Work to complete — Reproduce the listing exactly and skip over any pictures.
** Begin **
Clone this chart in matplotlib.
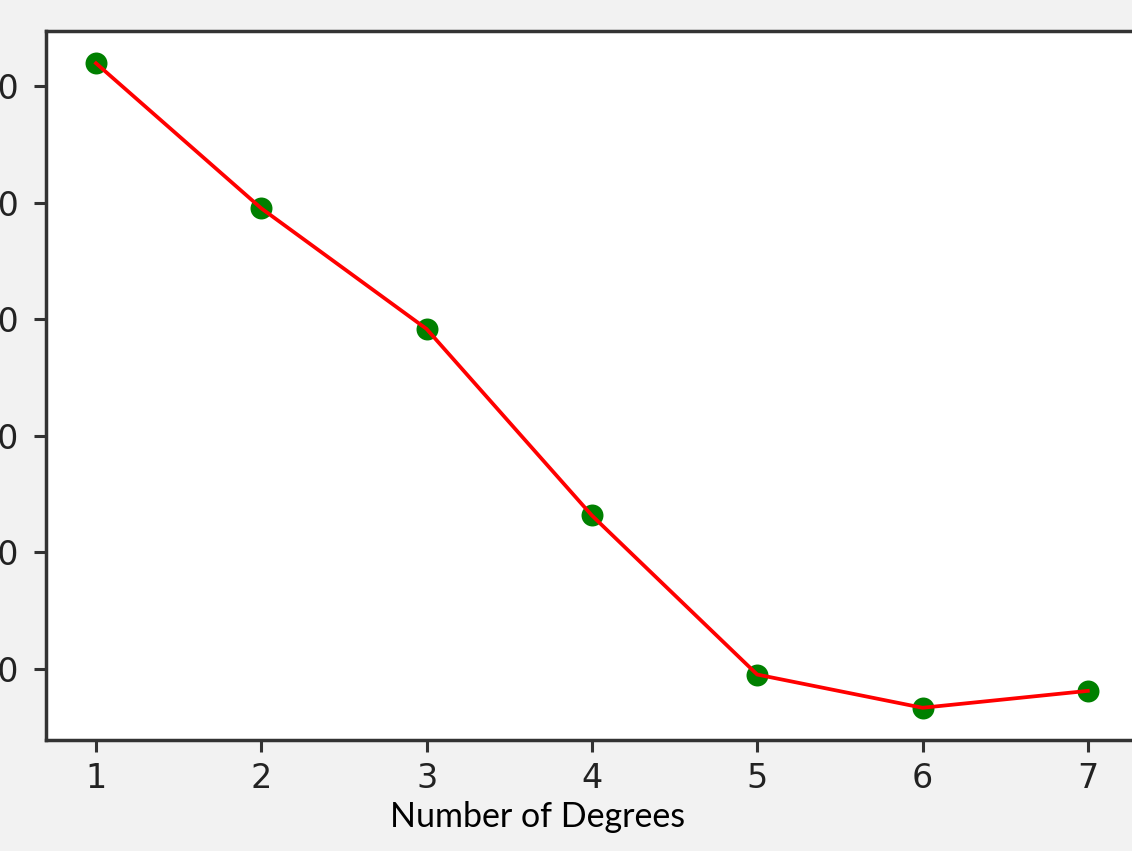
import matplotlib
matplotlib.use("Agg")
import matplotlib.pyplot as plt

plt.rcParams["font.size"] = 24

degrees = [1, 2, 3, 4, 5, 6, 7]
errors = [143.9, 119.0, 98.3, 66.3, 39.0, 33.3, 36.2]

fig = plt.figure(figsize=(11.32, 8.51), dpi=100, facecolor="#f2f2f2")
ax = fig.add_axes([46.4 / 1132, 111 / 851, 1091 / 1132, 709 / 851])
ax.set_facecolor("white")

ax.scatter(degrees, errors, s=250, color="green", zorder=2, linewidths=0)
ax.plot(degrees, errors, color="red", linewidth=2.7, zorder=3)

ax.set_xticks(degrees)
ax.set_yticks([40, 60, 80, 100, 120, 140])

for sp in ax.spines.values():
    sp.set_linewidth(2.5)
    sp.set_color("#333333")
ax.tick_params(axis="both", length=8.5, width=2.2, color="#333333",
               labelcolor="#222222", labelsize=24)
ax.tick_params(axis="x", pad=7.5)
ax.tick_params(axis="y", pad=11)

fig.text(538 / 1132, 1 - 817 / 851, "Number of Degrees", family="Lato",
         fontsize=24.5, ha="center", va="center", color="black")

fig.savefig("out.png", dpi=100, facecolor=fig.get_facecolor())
** End **
Completed task —
Clone this chart in matplotlib.
import matplotlib
matplotlib.use("Agg")
import matplotlib.pyplot as plt

plt.rcParams["font.size"] = 24

degrees = [1, 2, 3, 4, 5, 6, 7]
errors = [143.9, 119.0, 98.3, 66.3, 39.0, 33.3, 36.2]

fig = plt.figure(figsize=(11.32, 8.51), dpi=100, facecolor="#f2f2f2")
ax = fig.add_axes([46.4 / 1132, 111 / 851, 1091 / 1132, 709 / 851])
ax.set_facecolor("white")

ax.scatter(degrees, errors, s=250, color="green", zorder=2, linewidths=0)
ax.plot(degrees, errors, color="red", linewidth=2.7, zorder=3)

ax.set_xticks(degrees)
ax.set_yticks([40, 60, 80, 100, 120, 140])

for sp in ax.spines.values():
    sp.set_linewidth(2.5)
    sp.set_color("#333333")
ax.tick_params(axis="both", length=8.5, width=2.2, color="#333333",
               labelcolor="#222222", labelsize=24)
ax.tick_params(axis="x", pad=7.5)
ax.tick_params(axis="y", pad=11)

fig.text(538 / 1132, 1 - 817 / 851, "Number of Degrees", family="Lato",
         fontsize=24.5, ha="center", va="center", color="black")

fig.savefig("out.png", dpi=100, facecolor=fig.get_facecolor())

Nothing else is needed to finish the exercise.